We never know what has driven Mr. Badii to take such drastic action and meticulously plan his own death, but that only makes the message stronger as he effectively represents the fact that anyone's mental state could be struck by intense despair at any time for any number of reasons. He continuously drives over the same terrain looking for someone to bury him, his physical body trapped in a loop in a similar way to how depression has imprisoned his mind. I personally think the three men he tries to convince embody the common approaches to those with such thoughts. The soldier lacks experience on such feelings so he can offer little beyond discomfort, the seminarian is content to listen but uncertain and unwilling to help (citing or possibly hiding behind his religious views), while the taxidermist has survived comparable sorrow and uses the everyday wonders that we take for granted as reason to carry on living.

Something acutely apparent is the meditative atmosphere, aided by the long takes and the shifting perspectives, that is at once deeply melancholic and serenely beautiful. It creates a contrast between a world full of potential freedom and a world through the eyes of someone disconsolate. The environment is vividly alive before the three conversations with labourers side by side, farmers working in the fields, military personnel excercising, children playing and birds in flight. But the closer Badii gets to his final resting place, the more barren and desolate the roads become as if to reflect his own forsaken psyche. The countryside is filled with the roar of heavy machinery grinding away at the ground, yet the anguished soul of the man it echoes around remains silent. Concurrently, Tehran itself is coated in a golden hue that emphasises both the natural beauty of the landscape and the haziness of a fractured outlook.

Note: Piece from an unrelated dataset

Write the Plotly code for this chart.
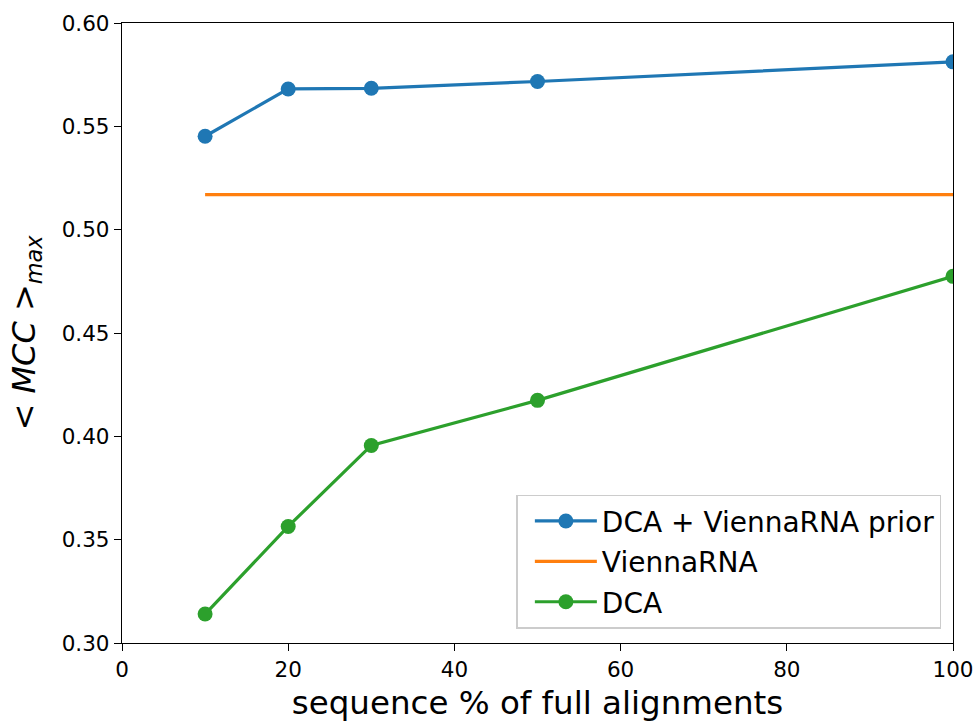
import plotly.graph_objects as go

# sequence fraction (% of full alignments)
seq_pct = [10, 20, 30, 50, 100]

# mean MCC (max) per method
mcc_dca_vienna = [0.5452, 0.5681, 0.5684, 0.5717, 0.5812]
mcc_vienna = [0.5170, 0.5170, 0.5170, 0.5170, 0.5170]
mcc_dca = [0.3140, 0.3564, 0.3956, 0.4174, 0.4774]

x_ticks = [0, 20, 40, 60, 80, 100]
y_ticks = [0.30, 0.35, 0.40, 0.45, 0.50, 0.55, 0.60]

FONT = "DejaVu Sans"
BLUE, ORANGE, GREEN = "#1f77b4", "#ff7f0e", "#2ca02c"

fig = go.Figure()
fig.add_trace(go.Scatter(
    x=seq_pct, y=mcc_dca_vienna, mode="lines+markers",
    name="DCA + ViennaRNA prior", legendgroup="a",
    line=dict(color=BLUE, width=3.2), marker=dict(color=BLUE, size=15),
))
fig.add_trace(go.Scatter(
    x=seq_pct, y=mcc_vienna, mode="lines",
    name="ViennaRNA", legendgroup="b",
    line=dict(color=ORANGE, width=3.2),
))
fig.add_trace(go.Scatter(
    x=seq_pct, y=mcc_dca, mode="lines+markers",
    name="DCA", legendgroup="c",
    line=dict(color=GREEN, width=3.2), marker=dict(color=GREEN, size=15),
))

axis_common = dict(
    showline=True, linecolor="black", linewidth=1.3, mirror=True,
    showgrid=False, zeroline=False, automargin=False,
    ticks="outside", ticklen=7, tickwidth=1.3, tickcolor="black",
    tickfont=dict(family=FONT, size=21.5, color="black"),
)

fig.update_xaxes(
    range=[0, 100], tickvals=x_ticks, ticktext=[str(v) for v in x_ticks],
    title=dict(text="sequence % of full alignments",
               font=dict(family=FONT, size=32.5, color="black"), standoff=12),
    **axis_common,
)
fig.update_yaxes(
    range=[0.30, 0.60], tickvals=y_ticks, ticktext=[f"{v:.2f}" for v in y_ticks],
    title=dict(text="&lt; <i>MCC</i> &gt;<sub><i>max</i></sub>",
               font=dict(family=FONT, size=32, color="black"), standoff=16),
    **axis_common,
)

fig.update_layout(
    width=978, height=722,
    margin=dict(l=122, r=25, t=23, b=79),
    paper_bgcolor="white", plot_bgcolor="white",
    font=dict(family=FONT, color="black"),
    showlegend=True,
    legend=dict(
        x=0.986, y=0.023, xanchor="right", yanchor="bottom",
        bgcolor="rgba(255,255,255,0.8)", bordercolor="#cccccc", borderwidth=1.5,
        font=dict(family=FONT, size=28, color="black"),
        tracegroupgap=1, traceorder="grouped",
        indentation=12, itemwidth=62,
    ),
)

fig.write_html("out.html")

It's unclear if the answers Badii receives will affect his final decision. Some might see this as too vague, which I can't really argue with, but it feels to me as if that's the entire point. The complexity and individuality of suicide is what makes it such a difficult topic to discuss because there's rarely an easy answer. As for the last scene, who can know what it truly means. Maybe it's just following Kiarostami's meta trademark by showing us the artifice of filmmaking, or maybe it's a way to bring the story back to reality because this type of thing happens too often in real life. I suppose it encapsulates what makes film so special, any opinion or interpretation can hold some merit.